Page MenuHomePhabricator

[DAGCombiner] When combining zero_extend of a truncate, only mask before extending for vectors.
ClosedPublic

Authored by craig.topper on Jan 30 2018, 1:16 AM.

Details

Summary

Masking first, prevents the extend from being combine with loads. Its also interfering with some vXi1 extraction code.

Not sure if the other targets here are good or bad. Or if there's some other changes that could be made to recover any loss.

Diff Detail

Repository
rL LLVM

Event Timeline

craig.topper created this revision.Jan 30 2018, 1:16 AM
RKSimon added inline comments.
test/CodeGen/NVPTX/param-load-store.ll
28 ↗(On Diff #131932)

This looks like the only regression - I think cvt.u32.u16 effectively acts as "ZERO_EXTEND_INREG" in this case (which we don't have).

@jholewinski any thoughts?

RKSimon edited reviewers, added: tra, sfertile; removed: jholewinski.Jan 30 2018, 3:57 AM
craig.topper added inline comments.Jan 30 2018, 11:34 PM
test/CodeGen/NVPTX/param-load-store.ll
28 ↗(On Diff #131932)

Looks like we are able to do fold (zext (and/or/xor (zextload x), cst)) -> (and/or/xor (zextload x), (zext cst)) when the load has multiple uses, but we can't do (zext (zextload x)) -> (zextload x) when there is an additional use.

Rebase after D43063

The NVPTX test got weirder now. The setp.eq.b16instruction was always there, but not part of the CHECKs. The and.b32 is new.

tra added a comment.Feb 15 2018, 2:35 PM

Rebase after D43063

The NVPTX test got weirder now. The setp.eq.b16instruction was always there, but not part of the CHECKs. The and.b32 is new.

That setp should not be there to start with. AFAICT it's result is not used by anything. I'll take a look at what's going on.

@tra, did you figure out what was going on?

tra added a comment.Feb 23 2018, 10:44 AM

@tra, did you figure out what was going on?

Some of it. Something weird is going on during lowering or i1 arguments in NVPTX and we end up with CopyToReg on a chain, but with no other uses. I've found references to what looks like a similar issue in PPC code (ANDIGlueBug), so it may not be a new issue. It certainly has nothing to do with your patch.

LGTM as far as NVPTX is concerned.

tra added a comment.Feb 27 2018, 9:58 AM
In D42679#1017544, @tra wrote:

@tra, did you figure out what was going on?

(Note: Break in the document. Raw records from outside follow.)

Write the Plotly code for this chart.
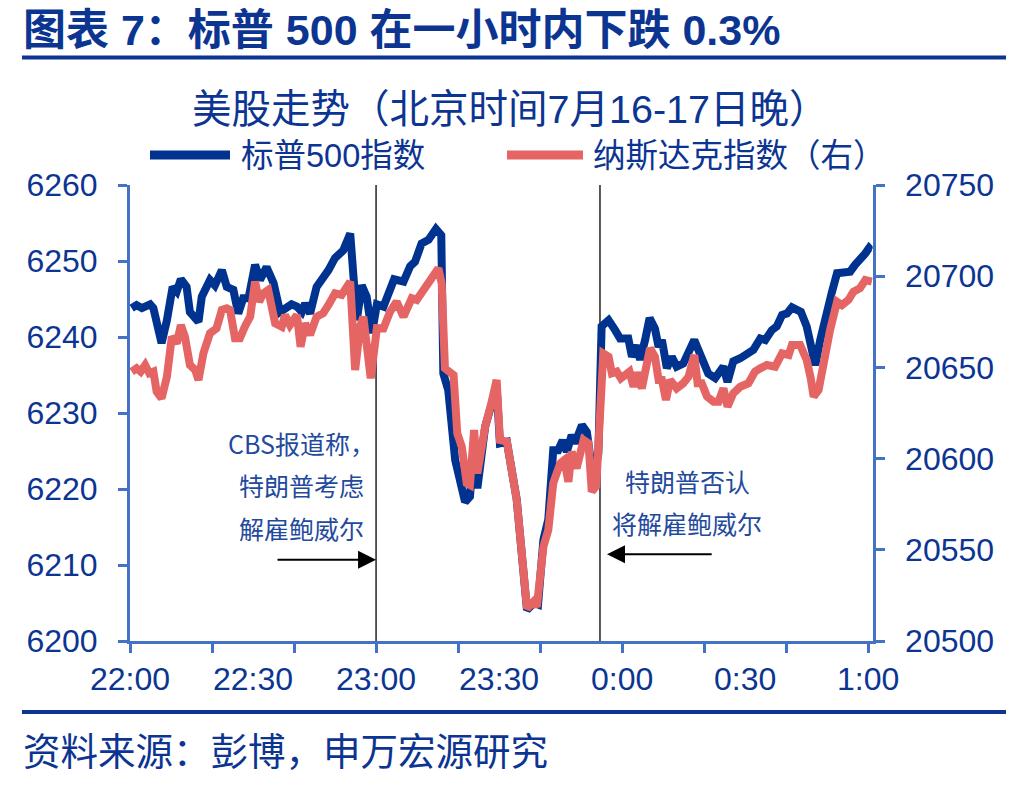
import plotly.graph_objects as go

W, H = 1028, 787

TITLE = "图表 7：标普 500 在一小时内下跌 0.3%"
CHART_TITLE = "美股走势（北京时间7月16-17日晚）"
SOURCE = "资料来源：彭博，申万宏源研究"
SP_NAME = "标普500指数"
NQ_NAME = "纳斯达克指数（右）"

# minutes after 22:00 (Beijing time)
sp_minutes = [0.4, 1.6, 2.9, 4.9, 5.7, 7.7, 9.0, 10.4, 11.4, 12.4, 13.8, 14.6, 16.7, 17.5, 19.5,
              20.7, 22.4, 23.6, 25.2, 26.4, 27.6, 28.9, 30.5, 31.7, 33.3, 35.0, 36.6, 38.2, 39.4,
              40.7, 41.9, 42.7, 43.9, 45.5, 47.1, 48.4, 50.0, 52.0, 53.7, 54.5, 55.3, 56.5, 57.7,
              59.0, 60.2, 61.8, 63.0, 64.4, 66.7, 68.3, 69.5, 71.1, 72.8, 74.6, 75.9, 76.4, 77.6,
              79.3, 81.7, 82.9, 83.9, 84.7, 86.6, 89.0, 89.4, 90.2, 91.9, 94.3, 95.5, 96.8, 98.5,
              99.5, 100.8, 102.0, 103.2, 104.4, 105.5, 106.5, 107.7, 108.5, 110.2, 111.4, 113.0,
              114.2, 115.0, 116.7, 118.3, 119.5, 121.5, 122.4, 123.6, 124.4, 125.6, 126.7, 128.0,
              128.9, 129.7, 130.9, 132.1, 133.3, 134.9, 136.2, 137.6, 138.6, 139.8, 141.0, 142.7,
              144.7, 145.7, 147.1, 148.8, 150.8, 152.0, 153.7, 154.9, 156.5, 157.7, 159.0, 160.2,
              161.4, 162.6, 163.6, 165.0, 166.3, 167.1, 168.3, 169.9, 171.1, 172.4, 173.8, 175.6,
              176.8, 178.0, 179.3, 180.2, 180.7]
sp_values = [6243.8, 6244.2, 6243.8, 6244.3, 6243.8, 6239.2, 6242.2, 6246.6, 6246.0, 6247.6, 6246.6,
             6243.3, 6242.0, 6245.3, 6247.5, 6246.8, 6248.8, 6246.6, 6246.2, 6243.1, 6245.1, 6245.1,
             6249.5, 6247.5, 6249.2, 6247.1, 6243.3, 6243.8, 6244.3, 6244.0, 6243.3, 6244.4, 6243.1,
             6246.6, 6247.7, 6248.8, 6250.4, 6251.4, 6253.6, 6246.2, 6242.2, 6246.8, 6245.3, 6240.5,
             6244.3, 6244.0, 6245.8, 6247.6, 6247.3, 6249.3, 6249.9, 6252.3, 6252.8, 6254.2, 6253.4,
             6235.2, 6233.0, 6223.8, 6218.3, 6219.0, 6226.0, 6220.1, 6228.2, 6232.1, 6233.5, 6226.0,
             6226.2, 6218.6, 6211.5, 6204.1, 6205.0, 6204.8, 6213.3, 6216.0, 6225.1, 6225.1, 6226.4,
             6224.9, 6227.1, 6226.0, 6228.4, 6227.5, 6221.2, 6224.7, 6241.4, 6242.2, 6240.9, 6239.8,
             6239.8, 6237.4, 6238.9, 6237.0, 6239.6, 6242.5, 6241.1, 6238.7, 6239.6, 6235.9, 6237.4,
             6236.1, 6236.5, 6237.8, 6239.6, 6238.3, 6237.0, 6235.2, 6234.6, 6236.1, 6234.1, 6236.8,
             6237.2, 6238.1, 6238.3, 6239.8, 6239.6, 6240.9, 6241.4, 6242.9, 6243.1, 6243.9, 6243.6,
             6243.3, 6241.4, 6238.7, 6236.3, 6239.6, 6243.6, 6245.8, 6248.4, 6248.5, 6248.6, 6249.5,
             6250.1, 6251.0, 6251.7, 6251.4]

nq_minutes = [0.4, 1.6, 2.6, 3.7, 4.7, 5.7, 6.5, 7.7, 9.0, 10.2, 11.4, 12.4, 13.4, 14.6, 15.9, 16.7,
              17.9, 19.5, 21.1, 22.4, 23.6, 24.4, 25.6, 26.8, 28.0, 29.3, 30.5, 31.5, 32.5, 33.7,
              35.4, 37.0, 37.8, 39.0, 40.7, 41.6, 42.7, 43.9, 45.5, 47.1, 48.4, 50.0, 51.6, 53.7,
              54.9, 56.1, 56.9, 58.7, 60.2, 61.8, 63.4, 65.0, 66.7, 68.7, 69.9, 72.0, 73.6, 75.2,
              76.0, 76.8, 78.9, 79.8, 80.9, 82.1, 82.9, 83.9, 84.7, 86.6, 88.2, 89.4, 90.2, 91.9,
              94.3, 95.5, 96.8, 98.4, 99.2, 100.8, 102.0, 103.2, 104.9, 105.9, 106.9, 107.7, 108.9,
              110.6, 111.8, 112.6, 113.7, 115.4, 116.7, 117.5, 118.7, 119.7, 120.7, 121.8, 122.8,
              123.6, 124.8, 126.0, 126.8, 128.0, 128.9, 129.7, 130.7, 131.7, 133.3, 134.9, 136.2,
              137.6, 138.4, 139.4, 140.7, 142.3, 143.5, 144.7, 145.7, 147.1, 148.8, 150.8, 152.4,
              153.7, 155.3, 157.3, 159.0, 160.6, 161.4, 163.4, 165.0, 166.0, 166.7, 167.9, 169.1,
              170.7, 172.4, 173.6, 175.2, 176.4, 178.0, 179.3, 180.9]
nq_values = [20647.7, 20649.5, 20647.7, 20651.3, 20646.8, 20647.7, 20636.7, 20633.0, 20644.9, 20666.8,
             20663.2, 20673.2, 20666.8, 20651.3, 20648.6, 20643.1, 20657.7, 20668.7, 20671.4, 20681.5,
             20682.4, 20681.5, 20666.0, 20666.0, 20672.3, 20677.8, 20697.0, 20686.0, 20690.5, 20692.4,
             20674.2, 20672.3, 20678.7, 20673.2, 20678.7, 20661.3, 20674.2, 20667.8, 20677.8, 20679.7,
             20684.2, 20690.6, 20689.7, 20697.0, 20648.6, 20672.3, 20677.8, 20644.0, 20671.5, 20671.4,
             20680.5, 20686.0, 20677.8, 20687.9, 20687.0, 20694.2, 20697.9, 20704.3, 20696.1, 20649.5,
             20645.8, 20613.9, 20606.5, 20586.5, 20585.5, 20615.7, 20591.9, 20617.5, 20631.2, 20643.1,
             20610.2, 20609.3, 20577.3, 20548.1, 20517.9, 20521.6, 20518.8, 20551.7, 20560.9, 20586.5,
             20597.4, 20599.2, 20587.3, 20603.8, 20594.7, 20610.2, 20608.4, 20581.9, 20585.0, 20657.7,
             20655.9, 20646.8, 20647.7, 20644.0, 20645.8, 20647.7, 20639.4, 20647.2, 20638.5, 20654.1,
             20660.5, 20655.9, 20643.1, 20643.1, 20632.1, 20643.1, 20638.5, 20641.3, 20644.9, 20656.8,
             20641.3, 20641.3, 20634.0, 20631.2, 20631.2, 20638.5, 20628.5, 20635.8, 20639.4, 20641.3,
             20647.7, 20649.5, 20651.3, 20650.4, 20657.7, 20656.8, 20662.3, 20662.3, 20654.1, 20644.0,
             20634.0, 20637.6, 20654.1, 20670.5, 20686.0, 20684.2, 20687.0, 20691.5, 20693.4, 20697.9,
             20697.0]

x_label_minutes = [0, 30, 60, 90, 120, 150, 180]
x_labels = ["22:00", "22:30", "23:00", "23:30", "0:00", "0:30", "1:00"]
x_tick_minutes = [0, 20, 40, 60, 80, 100, 120, 140, 160, 180]
left_ticks = [6200, 6210, 6220, 6230, 6240, 6250, 6260]
right_ticks = [20500, 20550, 20600, 20650, 20700, 20750]

event_minutes = [60, 114.6]
event_texts = [["CBS报道称，", "特朗普考虑", "解雇鲍威尔"], ["特朗普否认", "将解雇鲍威尔"]]
arrow_tail_minutes = [35.6, 142.2]
arrow_levels = [6210.7, 6211.4]

NAVY = "#0C3592"
SP_COLOR = "#00338F"
NQ_COLOR = "#E56565"
AXIS = "#4472C4"
NOTE = "#1F4A9E"
FONT = "Liberation Sans, Arial, Noto Sans CJK SC"
CJK = "Noto Sans CJK SC, Liberation Sans"


def px(x):
    return x / W


def py(y):
    return 1 - y / H


X_DOM = [px(130), px(872.7)]
Y_DOM = [py(641), py(185)]
X_RANGE = [0, 181.1]

fig = go.Figure()
fig.add_trace(go.Scatter(x=sp_minutes, y=sp_values, mode="lines", name=SP_NAME,
                         line=dict(color=SP_COLOR, width=8), xaxis="x", yaxis="y",
                         showlegend=False))
fig.add_trace(go.Scatter(x=nq_minutes, y=nq_values, mode="lines", name=NQ_NAME,
                         line=dict(color=NQ_COLOR, width=8), xaxis="x", yaxis="y2",
                         showlegend=False))
fig.add_trace(go.Scatter(x=[None], y=[None], xaxis="x2", yaxis="y", showlegend=False,
                         hoverinfo="skip"))

tickfont = dict(family=FONT, size=32, color=NAVY)

fig.update_layout(
    width=W, height=H, margin=dict(l=0, r=0, t=0, b=0, pad=0, autoexpand=False),
    paper_bgcolor="white", plot_bgcolor="white", showlegend=False,
    xaxis=dict(domain=X_DOM, range=X_RANGE, tickmode="array", tickvals=x_tick_minutes,
               showticklabels=False, ticks="outside", ticklen=9, tickwidth=3, tickcolor=AXIS,
               showline=True, linecolor=AXIS, linewidth=3, showgrid=False, zeroline=False,
               anchor="y", automargin=False),
    xaxis2=dict(domain=X_DOM, range=X_RANGE, overlaying="x", anchor="y", side="bottom",
                tickmode="array", tickvals=x_label_minutes, ticktext=x_labels, ticks="",
                showline=False, showgrid=False, zeroline=False, tickfont=tickfont,
                ticklabelstandoff=16, automargin=False),
    yaxis=dict(domain=Y_DOM, range=[6200, 6260], tickmode="array", tickvals=left_ticks,
               ticktext=[str(v) for v in left_ticks],
               ticks="outside", ticklen=9, tickwidth=3, tickcolor=AXIS, showline=True,
               linecolor=AXIS, linewidth=3, showgrid=False, zeroline=False, tickfont=tickfont,
               ticklabelstandoff=14, anchor="x", automargin=False),
    yaxis2=dict(domain=Y_DOM, range=[20500, 20750], tickmode="array", tickvals=right_ticks,
                ticktext=[str(v) for v in right_ticks],
                overlaying="y", side="right", anchor="x", ticks="outside", ticklen=9,
                tickwidth=3, tickcolor=AXIS, showline=True, linecolor=AXIS, linewidth=3,
                showgrid=False, zeroline=False, tickfont=tickfont, ticklabelstandoff=14,
                automargin=False),
)

shapes = []
# event vertical lines
for m in event_minutes:
    shapes.append(dict(type="line", xref="x", yref="y", x0=m, x1=m, y0=6200, y1=6260,
                       line=dict(color="black", width=1.3), layer="below"))
# header / footer rules
shapes.append(dict(type="line", xref="paper", yref="paper", x0=px(22), x1=px(1006),
                   y0=py(57.5), y1=py(57.5), line=dict(color=NAVY, width=4)))
shapes.append(dict(type="line", xref="paper", yref="paper", x0=px(22), x1=px(1006),
                   y0=py(712), y1=py(712), line=dict(color=NAVY, width=4)))
# legend samples
shapes.append(dict(type="line", xref="paper", yref="paper", x0=px(150), x1=px(230),
                   y0=py(155), y1=py(155), line=dict(color=SP_COLOR, width=9)))
shapes.append(dict(type="line", xref="paper", yref="paper", x0=px(507), x1=px(583),
                   y0=py(155), y1=py(155), line=dict(color=NQ_COLOR, width=9)))
fig.update_layout(shapes=shapes)

ann = []
ann.append(dict(text="<b>" + TITLE + "</b>", x=px(21), y=py(30), xref="paper", yref="paper",
                xanchor="left", yanchor="middle", showarrow=False,
                font=dict(family=FONT, size=43, color=NAVY)))
ann.append(dict(text=CHART_TITLE, x=px(510), y=py(109), xref="paper", yref="paper",
                xanchor="center", yanchor="middle", showarrow=False,
                font=dict(family=FONT, size=39.5, color=NAVY)))
ann.append(dict(text=SP_NAME, x=px(239), y=py(156), xref="paper", yref="paper",
                xanchor="left", yanchor="middle", showarrow=False,
                font=dict(family=FONT, size=32.5, color=NAVY)))
ann.append(dict(text=NQ_NAME, x=px(591), y=py(156), xref="paper", yref="paper",
                xanchor="left", yanchor="middle", showarrow=False,
                font=dict(family=FONT, size=32.5, color=NAVY)))
ann.append(dict(text=SOURCE, x=px(21), y=py(752), xref="paper", yref="paper",
                xanchor="left", yanchor="middle", showarrow=False,
                font=dict(family=FONT, size=37.5, color=NAVY)))

note_centers = [301, 687]
note_rows = [[443, 485, 528], [481, 523]]
for lines, cx, rows in zip(event_texts, note_centers, note_rows):
    for line, ry in zip(lines, rows):
        ann.append(dict(text=line, x=px(cx), y=py(ry), xref="paper", yref="paper",
                        xanchor="center", yanchor="middle", showarrow=False,
                        font=dict(family=CJK, size=25, color=NOTE)))

standoffs = [0, 7]
for m, tail, lvl, so in zip(event_minutes, arrow_tail_minutes, arrow_levels, standoffs):
    ann.append(dict(text="", x=m, y=lvl, xref="x", yref="y", ax=tail, ay=lvl, axref="x",
                    ayref="y", showarrow=True, arrowhead=2, arrowsize=1.8, arrowwidth=2,
                    arrowcolor="black", standoff=so))

fig.update_layout(annotations=ann)

fig.write_html("out.html")
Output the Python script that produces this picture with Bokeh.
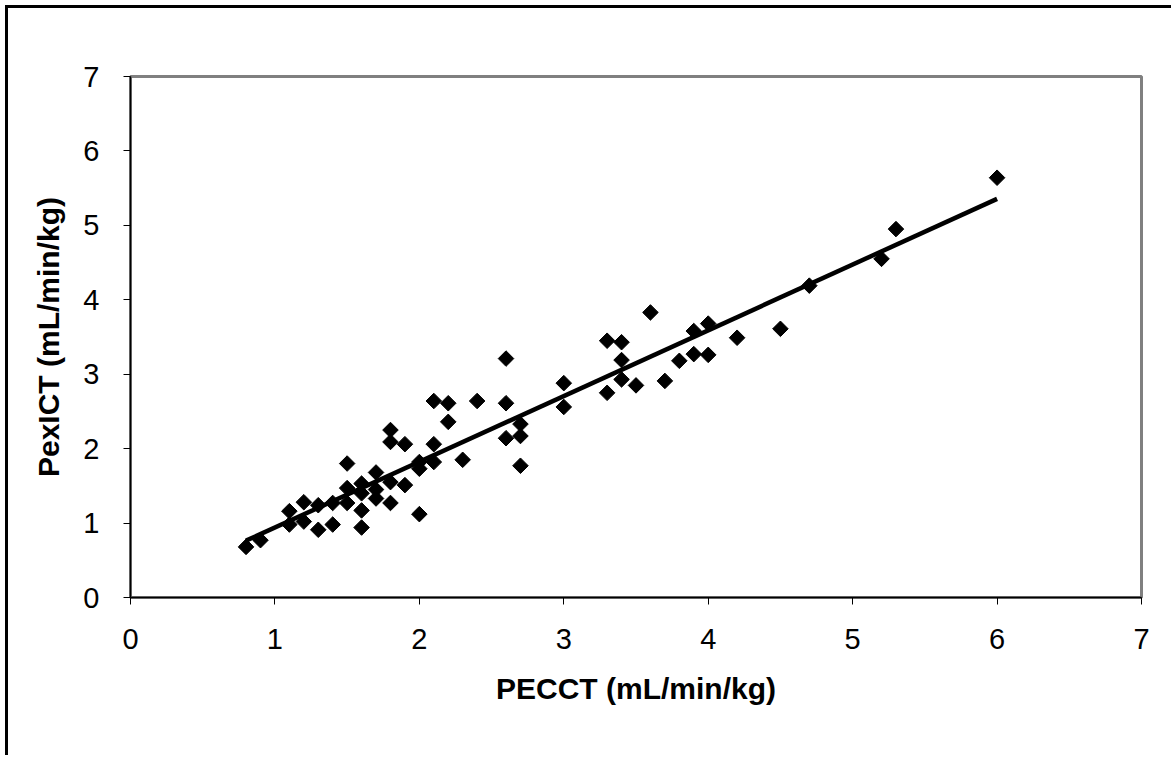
import numpy as np
from bokeh.plotting import figure
from bokeh.models import Range1d, FixedTicker, ColumnDataSource
from bokeh.embed import file_html
from bokeh.resources import INLINE

# PECCT (x) and PexICT (y), mL/min/kg
pecct = [0.8, 0.9,
         1.1, 1.1, 1.2, 1.2, 1.3, 1.3, 1.4, 1.4,
         1.5, 1.5, 1.5, 1.6, 1.6, 1.6, 1.6,
         1.7, 1.7, 1.7, 1.8, 1.8, 1.8, 1.8,
         1.9, 1.9, 2.0, 2.0, 2.0, 2.1, 2.1, 2.1,
         2.2, 2.2, 2.3, 2.4, 2.6, 2.6, 2.6, 2.7, 2.7, 2.7,
         3.0, 3.0, 3.3, 3.3, 3.4, 3.4, 3.4, 3.5, 3.6, 3.7, 3.8,
         3.9, 3.9, 4.0, 4.0, 4.2, 4.5, 4.7, 5.2, 5.3, 6.0]
pexict = [0.68, 0.77,
          1.16, 0.98, 1.28, 1.02, 1.24, 0.91, 1.27, 0.98,
          1.80, 1.47, 1.27, 1.53, 1.40, 1.17, 0.94,
          1.68, 1.45, 1.33, 2.25, 2.09, 1.55, 1.27,
          2.06, 1.51, 1.82, 1.73, 1.12, 2.64, 2.06, 1.82,
          2.61, 2.36, 1.85, 2.64, 3.21, 2.61, 2.14, 2.33, 2.17, 1.77,
          2.88, 2.56, 3.45, 2.75, 3.43, 3.19, 2.93, 2.85, 3.83, 2.91, 3.18,
          3.58, 3.27, 3.68, 3.26, 3.49, 3.61, 4.19, 4.55, 4.95, 5.64]

x_ticks = [0, 1, 2, 3, 4, 5, 6, 7]
y_ticks = [0, 1, 2, 3, 4, 5, 6, 7]

x_arr = np.array(pecct)
y_arr = np.array(pexict)
slope, intercept = np.polyfit(x_arr, y_arr, 1)
fit_x = [x_arr.min(), x_arr.max()]
fit_y = [intercept + slope * v for v in fit_x]

p = figure(width=1166, height=750, output_backend="svg", toolbar_location=None,
           x_range=Range1d(0, 7), y_range=Range1d(0, 7),
           min_border_left=122, min_border_right=33,
           min_border_top=68, min_border_bottom=161)

p.styles = {"border-left": "3px solid black", "border-top": "3px solid black",
            "margin-left": "5px", "margin-top": "5px"}

p.background_fill_color = "white"
p.border_fill_color = "white"
p.outline_line_color = "#808080"
p.outline_line_width = 3
p.xgrid.visible = False
p.ygrid.visible = False

src = ColumnDataSource(dict(x=pecct, y=pexict))
p.line(fit_x, fit_y, line_color="black", line_width=4.5)
p.scatter("x", "y", source=src, marker="square", size=11, angle=np.pi / 4,
          fill_color="black", line_color="black")

for ax, ticks in ((p.xaxis, x_ticks), (p.yaxis, y_ticks)):
    ax.ticker = FixedTicker(ticks=ticks)
    ax.minor_tick_line_color = None
    ax.major_tick_in = 0
    ax.major_tick_out = 7
    ax.major_tick_line_color = "black"
    ax.axis_line_color = "black"
    ax.axis_line_width = 1.5
    ax.major_label_text_font = "Liberation Sans"
    ax.major_label_text_font_size = "29px"
    ax.major_label_text_color = "black"
    ax.axis_label_text_font = "Liberation Sans"
    ax.axis_label_text_font_size = "30px"
    ax.axis_label_text_font_style = "bold"
    ax.axis_label_text_color = "black"

p.xaxis.axis_label = "PECCT (mL/min/kg)"
p.yaxis.axis_label = "PexICT (mL/min/kg)"
p.xaxis.major_label_standoff = 24
p.yaxis.major_label_standoff = 24
p.xaxis.axis_label_standoff = 20
p.yaxis.axis_label_standoff = 15

open("out.html", "w").write(file_html(p, INLINE))
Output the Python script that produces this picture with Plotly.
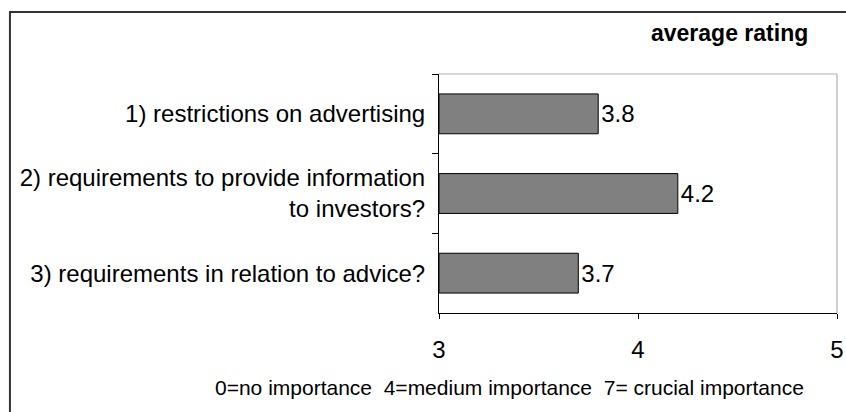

Some of it. Something weird is going on during lowering or i1 arguments in NVPTX and we end up with CopyToReg on a chain, but with no other uses. I've found references to what looks like a similar issue in PPC code (ANDIGlueBug), so it may not be a new issue. It certainly has nothing to do with your patch.

That unused setp is an artifact of -O0. Without it (or with any other -O level) NVPTX generates more sensible code (with or without this patch):

	ld.param.u8 	%r1, [test_i1_param_0];
	and.b32  	%r2, %r1, 1;
	st.param.b32 	[func_retval0+0], %r2;
	ret;

@RKSimon, are you ok with this patch then?

RKSimon accepted this revision.Mar 1 2018, 1:04 PM

LGTM

This revision is now accepted and ready to land.Mar 1 2018, 1:04 PM
This revision was automatically updated to reflect the committed changes.